Impact of Institutional Investors
Institutional investors have a dual impact on the market. Their involvement brings a level of stability and legitimacy, yet their large-scale buy or sell actions can cause notable market shifts. Keeping an eye on these investors' movements will be crucial for anyone trying to gauge future trends in the cryptocurrency world.
These scenarios sketch out a roadmap of what could happen next in the crypto world, emphasizing the complex interplay of various factors that drive the market's fortunes.
Sell Off or Buy the Dips?
In light of the recent market downturn, this could be seen as an opportune moment for strategic investments. With prices currently lower, it presents a chance for investors to purchase cryptocurrencies at a reduced rate, setting the stage for potentially significant returns once the market recovers. While it's important to stay well-informed and exercise caution, the prospects for long-term profitability remain promising.
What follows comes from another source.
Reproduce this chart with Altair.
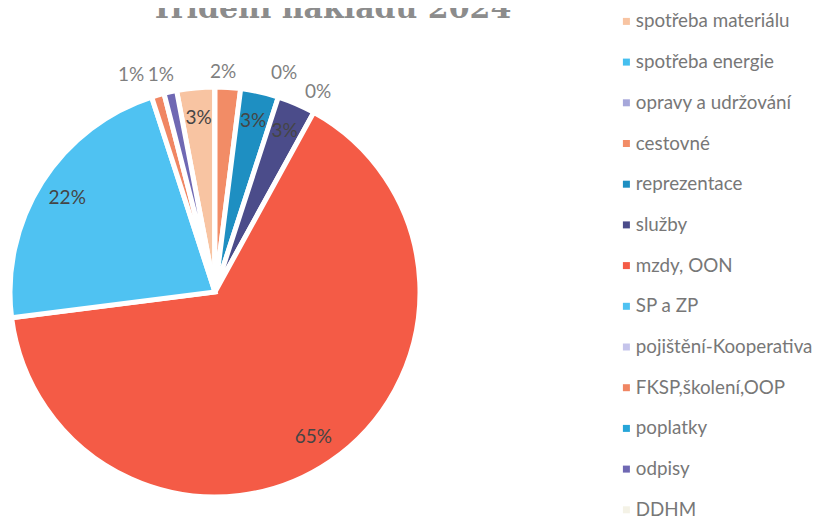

Investors should consider several factors before making decisions, including market trends, the economic environment, and potential regulatory changes. Additionally, understanding the historical volatility and recovery patterns of cryptocurrencies could guide more informed investment strategies. By doing so, investors can better navigate the complexities of buying during dips and possibly capitalize on the market's eventual upturn.
Conclusion
The recent downturn in the cryptocurrency market has been influenced by a combination of geopolitical tensions, economic uncertainties, and specific market dynamics. Although the immediate future might appear uncertain, there is a real possibility for recovery, particularly if there are positive shifts in regulatory frameworks and economic environments. As always, the mantra "Do Your Own Research" (DYOR) holds true; it's crucial for investors to remain vigilant and well-informed to adeptly manage the risks of this volatile market.